June 30, 2015 12:48 PM |

What is a Leap SecondWorld’s timekeepers are going to add an extra second to our clocks today. June 30, 2015 will feature an extra second which is known as the leap second. We all know about ‘leap years’ which feature an extra day. But ‘leap seconds’ also exist and are added to our clocks from time to time. Why? Let’s find out.

Leap years are essential as they keep our calendars in line with the Earth’s revolution around the sun. Similarly, leap seconds are adjustments made to keep our clocks in line with Earth’s rotation which is affected by the gravitational pull of the Sun and the Moon. This method isn’t new at all. In fact, it is being done for more than four decades now. The first leap second made it to our clocks way back in 1972.
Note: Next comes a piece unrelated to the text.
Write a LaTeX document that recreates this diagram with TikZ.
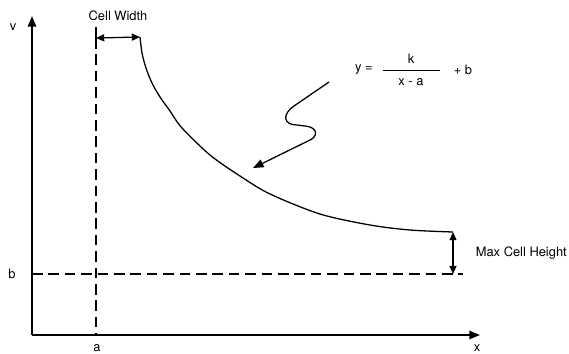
\documentclass[tikz,border=0pt]{standalone}
\usepackage{fontspec}
\setmainfont{TeX Gyre Heros}
\usetikzlibrary{arrows.meta}
\tikzset{
  lbl/.style={font=\fontsize{11}{13}\selectfont, inner sep=1pt},
  axisarrow/.style={-{Triangle[length=9pt,width=7pt]}, line width=1.6pt},
  dimarrow/.style={{Triangle[length=7pt,width=6pt]}-{Triangle[length=7pt,width=6pt]}},
  guide/.style={dash pattern=on 9pt off 5pt}
}
\begin{document}
\begin{tikzpicture}[x=0.03cm,y=-0.03cm,line width=1.1pt]
      \useasboundingbox (0,0) rectangle (569,353);
      % Axes
      \coordinate (O) at (32,335);
      \coordinate (ytop) at (32,16);
      \coordinate (xend) at (480,335);
      \draw[axisarrow] (O) -- (ytop);
      \draw[axisarrow] (O) -- (xend);
      \node[lbl] (vlab) at (13,27) {v};
      \node[lbl] (xlab) at (477,348) {x};
      \node[lbl] (alab) at (97,348) {a};
      \node[lbl] (blab) at (12,274) {b};

      % Asymptotes
      \coordinate (atop) at (96,27);
      \coordinate (abot) at (96,335);
      \coordinate (bleft) at (32,274);
      \coordinate (bright) at (463,274);
      \draw[guide] (96,38) -- (abot);
      \draw (atop) -- (96,38);
      \draw[guide] (bleft) -- (bright);

      % Curve
      \coordinate (ctop) at (140,37);
      \coordinate (cend) at (453,232);
      \draw plot[smooth] coordinates {(ctop) (142,53) (146,68) (152,83) (160,97)
        (170,111) (182,128) (210,155) (240,176) (270,194) (320,214) (370,225)
        (410,230) (cend)};

      % Cell width and max cell height
      \draw[dimarrow] (96,38) -- (ctop);
      \node[lbl] (cw) at (118,16) {Cell Width};
      \draw[dimarrow] (cend) -- (453,274);
      \node[lbl, anchor=west] (mch) at (474,253) {Max Cell Height};

      % Formula
      \node[lbl] (eqy) at (364,70) {y =};
      \node[lbl] (eqk) at (411,59) {k};
      \node[lbl] (eqden) at (411,82) {x - a};
      \node[lbl] (eqb) at (463,70) {+ b};
      \draw[line width=0.7pt] (383,70) -- (440,70);

      % Pointer
      \coordinate (pstart) at (329,82);
      \coordinate (ptip) at (253,168);
      \draw[-{Triangle[length=9pt,width=7pt]}] (pstart) -- (294,106)
        .. controls (282,114) and (283,125) .. (297,125) -- (305,126)
        .. controls (318,127) and (319,137) .. (308,141) -- (ptip);
    \end{tikzpicture}
\end{document}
But why should we add extra seconds to our clocks? What significance does this practice hold? Basically, adding a leap second every once in a while allows astronomical time to catch up with atomic time. Ignoring the technical mumbo-jumbo, synchronization of our planet is crucial for things like navigation and even the internet. For example, the 2012 leap second brought down Mozilla, Reddit, and Gawker Media. Adding a leap second tends to cause a lot of chaos mostly because a lot of systems aren’t designed to handle the additional leap second properly.

So every time the Earth slows down a bit, the International Earth Rotation and Reference Systems Service recommends adding an additional second to the International Telecommunications Union (ITU). The final call is always taken by ITU. The last leap second was added back in 2012 and caused quite a few problems across the world. But this year, from operating systems to cellphones, and from stock markets to Google, most have made adjustments to accommodate the extra one second.

Although June 21 is the longest day in a year, but technically, June 30 will be the longest day in 2015. World clocks today will record a minute which will last for 61 seconds. As high-precision clocks around the world get synced with Earth’s rotation, very few people will be affected by the change. So if somebody asks you if you’ve got an extra second, let them know that everyone’s got one today!